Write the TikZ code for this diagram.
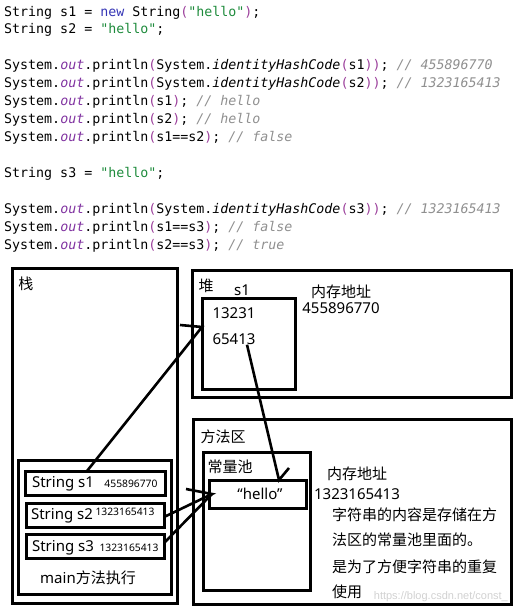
\documentclass[tikz,border=0pt]{standalone}
\usepackage{fontspec}
\newfontfamily\codefont{DejaVu Sans Mono}
\newfontfamily\cjk{Noto Sans CJK SC}
\newfontfamily\latin{Noto Sans}
\newfontfamily\wmfont{Liberation Sans}
\definecolor{kwblue}{HTML}{3535B5}
\definecolor{strgreen}{HTML}{1E8B3C}
\definecolor{fldpurple}{HTML}{8032A0}
\definecolor{parpurple}{HTML}{9B3F9B}
\definecolor{cmtgray}{HTML}{8F8F8F}
\newcommand\jkw[1]{\textcolor{kwblue}{#1}}
\newcommand\jstr[1]{\textcolor{strgreen}{#1}}
\newcommand\jfld[1]{\textcolor{fldpurple}{\textit{#1}}}
\newcommand\jpar[1]{\textcolor{parpurple}{#1}}
\newcommand\jcmt[1]{\textcolor{cmtgray}{\textit{#1}}}

\begin{document}
\begin{tikzpicture}[x=1pt,y=-1pt,
   box/.style={draw,line width=3pt,inner sep=0pt,outer sep=0pt,anchor=north west},
   wire/.style={line width=2.6pt},
   code/.style={anchor=base west,inner sep=0pt,font=\codefont\fontsize{13.3}{16}\selectfont},
   lbl/.style={inner sep=0pt,font=\cjk\fontsize{15}{18}\selectfont},
   num/.style={inner sep=0pt,font=\latin\fontsize{15}{18}\selectfont},
   small/.style={inner sep=0pt,font=\latin\fontsize{10.3}{12}\selectfont}]
\useasboundingbox (0,0) rectangle (520,614);
% source code
\node[code] (c1) at (4,16) {String s1 = \jkw{new} String\jpar{(}\jstr{"hello"}\jpar{)};};
\node[code] (c2) at (4,33) {String s2 = \jstr{"hello"};};
\node[code] (c3) at (4,69) {System.\jfld{out}.println\jpar{(}System.\textit{identityHashCode}\jpar{(}s1\jpar{))}; \jcmt{// 455896770}};
\node[code] (c4) at (4,87) {System.\jfld{out}.println\jpar{(}System.\textit{identityHashCode}\jpar{(}s2\jpar{))}; \jcmt{// 1323165413}};
\node[code] (c5) at (4,105) {System.\jfld{out}.println\jpar{(}s1\jpar{)}; \jcmt{// hello}};
\node[code] (c6) at (4,123) {System.\jfld{out}.println\jpar{(}s2\jpar{)}; \jcmt{// hello}};
\node[code] (c7) at (4,141) {System.\jfld{out}.println\jpar{(}s1==s2\jpar{)}; \jcmt{// false}};
\node[code] (c8) at (4,177) {String s3 = \jstr{"hello"};};
\node[code] (c9) at (4,213) {System.\jfld{out}.println\jpar{(}System.\textit{identityHashCode}\jpar{(}s3\jpar{))}; \jcmt{// 1323165413}};
\node[code] (c10) at (4,231) {System.\jfld{out}.println\jpar{(}s1==s3\jpar{)}; \jcmt{// false}};
\node[code] (c11) at (4,249) {System.\jfld{out}.println\jpar{(}s2==s3\jpar{)}; \jcmt{// true}};

% stack
\node[box,minimum width=165pt,minimum height=335pt] (stack) at (12,268) {};
\node[lbl] (stacklbl) at (26,284) {栈};
\node[box,minimum width=153pt,minimum height=134pt] (mainbox) at (18,460) {};
\node[box,minimum width=140pt,minimum height=24pt] (s1box) at (25,471) {};
\node[box,minimum width=138pt,minimum height=24pt] (s2box) at (26,503) {};
\node[box,minimum width=138pt,minimum height=24pt] (s3box) at (26,534) {};
\node[num] (s1txt) at (63,484) {String s1};
\node[small] (s1adr) at (131,484) {455896770};
\node[num] (s2txt) at (62,516) {String s2};
\node[small] (s2adr) at (125,512) {1323165413};
\node[num] (s3txt) at (63,548) {String s3};
\node[small] (s3adr) at (129,548) {1323165413};
\node[lbl] (mainlbl) at (88,578) {{\latin main}方法执行};

% heap
\node[box,minimum width=319pt,minimum height=127pt] (heap) at (192,270) {};
\node[lbl] (heaplbl) at (206,286) {堆};
\node[num] (objname) at (242,290) {s1};
\node[box,minimum width=93pt,minimum height=91pt] (obj) at (202,298) {};
\node[num] (num1) at (234,313) {13231};
\node[num] (num2) at (234,339) {65413};
\node[lbl] (adr1lbl) at (341,292) {内存地址};
\node[num] (adr1) at (341,308) {455896770};

% method area
\node[box,minimum width=318pt,minimum height=185pt] (method) at (193,419) {};
\node[lbl] (methodlbl) at (223,437) {方法区};
\node[box,minimum width=107pt,minimum height=138pt] (pool) at (203,452) {};
\node[lbl] (poollbl) at (230,467) {常量池};
\node[box,minimum width=97pt,minimum height=28pt] (hellobox) at (209,480) {};
\node[num] (hellotxt) at (260,494) {“hello”};
\node[lbl] (adr2lbl) at (357,474) {内存地址};
\node[num] (adr2) at (357,494) {1323165413};
\node[lbl,anchor=base west] (p1) at (332,520) {字符串的内容是存储在方};
\node[lbl,anchor=base west] (p2) at (332,545) {法区的常量池里面的。};
\node[lbl,anchor=base west] (p3) at (332,572) {是为了方便字符串的重复};
\node[lbl,anchor=base west] (p4) at (332,597) {使用};
\node[inner sep=0pt,anchor=east,text=black!18,font=\wmfont\fontsize{11}{13}\selectfont] (mark) at (508,597) {https://blog.csdn.net/const\_};

% references
\draw[wire] ([xshift=-8pt]s1box.north) -- ([yshift=16.5pt]obj.west) -- ++(-22,-2);
\draw[wire] ([xshift=13pt]num2.south) -- ([xshift=21.5pt]hellobox.north) -- ++(10,-12);
\draw[wire] ([yshift=-2pt]s2box.east) -- ([xshift=3pt]hellobox.west) -- ++(-26,-5);
\draw[wire] ([yshift=3pt]s3box.east) -- ([xshift=3pt]hellobox.west);
\end{tikzpicture}
\end{document}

• • •

» **Your goal**
Give every line back word for word and leave the pictures out.

» **Reply**
Write the TikZ code for this diagram.
\documentclass[tikz,border=0pt]{standalone}
\usepackage{fontspec}
\newfontfamily\codefont{DejaVu Sans Mono}
\newfontfamily\cjk{Noto Sans CJK SC}
\newfontfamily\latin{Noto Sans}
\newfontfamily\wmfont{Liberation Sans}
\definecolor{kwblue}{HTML}{3535B5}
\definecolor{strgreen}{HTML}{1E8B3C}
\definecolor{fldpurple}{HTML}{8032A0}
\definecolor{parpurple}{HTML}{9B3F9B}
\definecolor{cmtgray}{HTML}{8F8F8F}
\newcommand\jkw[1]{\textcolor{kwblue}{#1}}
\newcommand\jstr[1]{\textcolor{strgreen}{#1}}
\newcommand\jfld[1]{\textcolor{fldpurple}{\textit{#1}}}
\newcommand\jpar[1]{\textcolor{parpurple}{#1}}
\newcommand\jcmt[1]{\textcolor{cmtgray}{\textit{#1}}}

\begin{document}
\begin{tikzpicture}[x=1pt,y=-1pt,
   box/.style={draw,line width=3pt,inner sep=0pt,outer sep=0pt,anchor=north west},
   wire/.style={line width=2.6pt},
   code/.style={anchor=base west,inner sep=0pt,font=\codefont\fontsize{13.3}{16}\selectfont},
   lbl/.style={inner sep=0pt,font=\cjk\fontsize{15}{18}\selectfont},
   num/.style={inner sep=0pt,font=\latin\fontsize{15}{18}\selectfont},
   small/.style={inner sep=0pt,font=\latin\fontsize{10.3}{12}\selectfont}]
\useasboundingbox (0,0) rectangle (520,614);
% source code
\node[code] (c1) at (4,16) {String s1 = \jkw{new} String\jpar{(}\jstr{"hello"}\jpar{)};};
\node[code] (c2) at (4,33) {String s2 = \jstr{"hello"};};
\node[code] (c3) at (4,69) {System.\jfld{out}.println\jpar{(}System.\textit{identityHashCode}\jpar{(}s1\jpar{))}; \jcmt{// 455896770}};
\node[code] (c4) at (4,87) {System.\jfld{out}.println\jpar{(}System.\textit{identityHashCode}\jpar{(}s2\jpar{))}; \jcmt{// 1323165413}};
\node[code] (c5) at (4,105) {System.\jfld{out}.println\jpar{(}s1\jpar{)}; \jcmt{// hello}};
\node[code] (c6) at (4,123) {System.\jfld{out}.println\jpar{(}s2\jpar{)}; \jcmt{// hello}};
\node[code] (c7) at (4,141) {System.\jfld{out}.println\jpar{(}s1==s2\jpar{)}; \jcmt{// false}};
\node[code] (c8) at (4,177) {String s3 = \jstr{"hello"};};
\node[code] (c9) at (4,213) {System.\jfld{out}.println\jpar{(}System.\textit{identityHashCode}\jpar{(}s3\jpar{))}; \jcmt{// 1323165413}};
\node[code] (c10) at (4,231) {System.\jfld{out}.println\jpar{(}s1==s3\jpar{)}; \jcmt{// false}};
\node[code] (c11) at (4,249) {System.\jfld{out}.println\jpar{(}s2==s3\jpar{)}; \jcmt{// true}};

% stack
\node[box,minimum width=165pt,minimum height=335pt] (stack) at (12,268) {};
\node[lbl] (stacklbl) at (26,284) {栈};
\node[box,minimum width=153pt,minimum height=134pt] (mainbox) at (18,460) {};
\node[box,minimum width=140pt,minimum height=24pt] (s1box) at (25,471) {};
\node[box,minimum width=138pt,minimum height=24pt] (s2box) at (26,503) {};
\node[box,minimum width=138pt,minimum height=24pt] (s3box) at (26,534) {};
\node[num] (s1txt) at (63,484) {String s1};
\node[small] (s1adr) at (131,484) {455896770};
\node[num] (s2txt) at (62,516) {String s2};
\node[small] (s2adr) at (125,512) {1323165413};
\node[num] (s3txt) at (63,548) {String s3};
\node[small] (s3adr) at (129,548) {1323165413};
\node[lbl] (mainlbl) at (88,578) {{\latin main}方法执行};

% heap
\node[box,minimum width=319pt,minimum height=127pt] (heap) at (192,270) {};
\node[lbl] (heaplbl) at (206,286) {堆};
\node[num] (objname) at (242,290) {s1};
\node[box,minimum width=93pt,minimum height=91pt] (obj) at (202,298) {};
\node[num] (num1) at (234,313) {13231};
\node[num] (num2) at (234,339) {65413};
\node[lbl] (adr1lbl) at (341,292) {内存地址};
\node[num] (adr1) at (341,308) {455896770};

% method area
\node[box,minimum width=318pt,minimum height=185pt] (method) at (193,419) {};
\node[lbl] (methodlbl) at (223,437) {方法区};
\node[box,minimum width=107pt,minimum height=138pt] (pool) at (203,452) {};
\node[lbl] (poollbl) at (230,467) {常量池};
\node[box,minimum width=97pt,minimum height=28pt] (hellobox) at (209,480) {};
\node[num] (hellotxt) at (260,494) {“hello”};
\node[lbl] (adr2lbl) at (357,474) {内存地址};
\node[num] (adr2) at (357,494) {1323165413};
\node[lbl,anchor=base west] (p1) at (332,520) {字符串的内容是存储在方};
\node[lbl,anchor=base west] (p2) at (332,545) {法区的常量池里面的。};
\node[lbl,anchor=base west] (p3) at (332,572) {是为了方便字符串的重复};
\node[lbl,anchor=base west] (p4) at (332,597) {使用};
\node[inner sep=0pt,anchor=east,text=black!18,font=\wmfont\fontsize{11}{13}\selectfont] (mark) at (508,597) {https://blog.csdn.net/const\_};

% references
\draw[wire] ([xshift=-8pt]s1box.north) -- ([yshift=16.5pt]obj.west) -- ++(-22,-2);
\draw[wire] ([xshift=13pt]num2.south) -- ([xshift=21.5pt]hellobox.north) -- ++(10,-12);
\draw[wire] ([yshift=-2pt]s2box.east) -- ([xshift=3pt]hellobox.west) -- ++(-26,-5);
\draw[wire] ([yshift=3pt]s3box.east) -- ([xshift=3pt]hellobox.west);
\end{tikzpicture}
\end{document}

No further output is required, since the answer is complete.